Ethereum co-founder Vitalik Buterin published a technical essay on Monday laying out how a form of advanced cryptography called indistinguishability obfuscation, known as iO, could one day allow people to vote privately on a blockchain without relying on any trusted committee to manage or reveal results.
What indistinguishability obfuscation does
Buterin described iO as a technique that converts software into a protected program. Anyone can run the program and receive its intended output, but no one can inspect the internal code or extract data stored inside it. He framed the concept as hiding the code itself rather than the information the code processes.

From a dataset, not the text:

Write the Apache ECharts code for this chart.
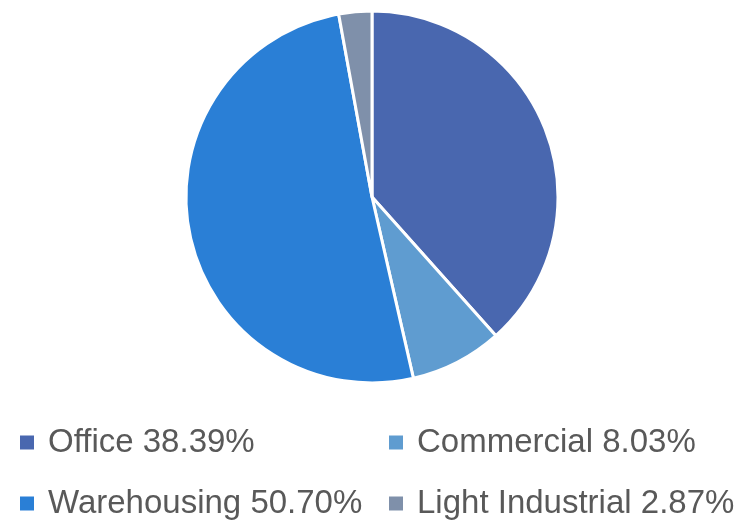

Applied to onchain voting, Buterin said an obfuscated program could hold all the logic needed to process encrypted ballots and produce a final tally, without exposing any individual vote. The critical difference from current systems is the elimination of threshold committees, groups of operators who collectively hold decryption keys and must behave honestly for results to remain private and unmanipulated.
Buterin argued that removing that human dependency would make decentralized governance harder to manipulate, cut the risk of insider interference, and let voters participate without revealing how they voted.
Why the technology is not ready
Despite the conceptual appeal, Buterin was clear that iO remains impractical today. He said the most conservative constructions demand what he described as galactic amounts of computation. Faster approaches exist but rely on security assumptions that have not been sufficiently tested, making the entire concept a long-term research direction rather than anything close to a deployable system.
Buterin also noted that blockchains would still be required even in an iO-based system, because an obfuscated program cannot prevent itself from being copied or independently maintain state changes over time.
How this fits Buterin’s broader privacy agenda
This is not the first time Buterin has connected iO to voting privacy. In his Ethereum roadmap published in October 2024 he flagged the approach as a route to stronger privacy and coercion resistance. His June 2026 essay expands that earlier mention by examining the cryptographic construction in detail, the security assumptions it requires, and the technical barriers still blocking practical deployment.
In April 2025 Buterin separately proposed a more immediate privacy roadmap for Ethereum, calling for privacy tools to be built directly into existing wallets and for stronger protections against data collection by the infrastructure providers wallets use to connect to the network.
Buterin has also backed privacy work with personal funds. On January 30 he earmarked 16,384 Ether, worth approximately 45 million dollars at the time, to fund initiatives focused on privacy, open infrastructure, and self-sovereign tools.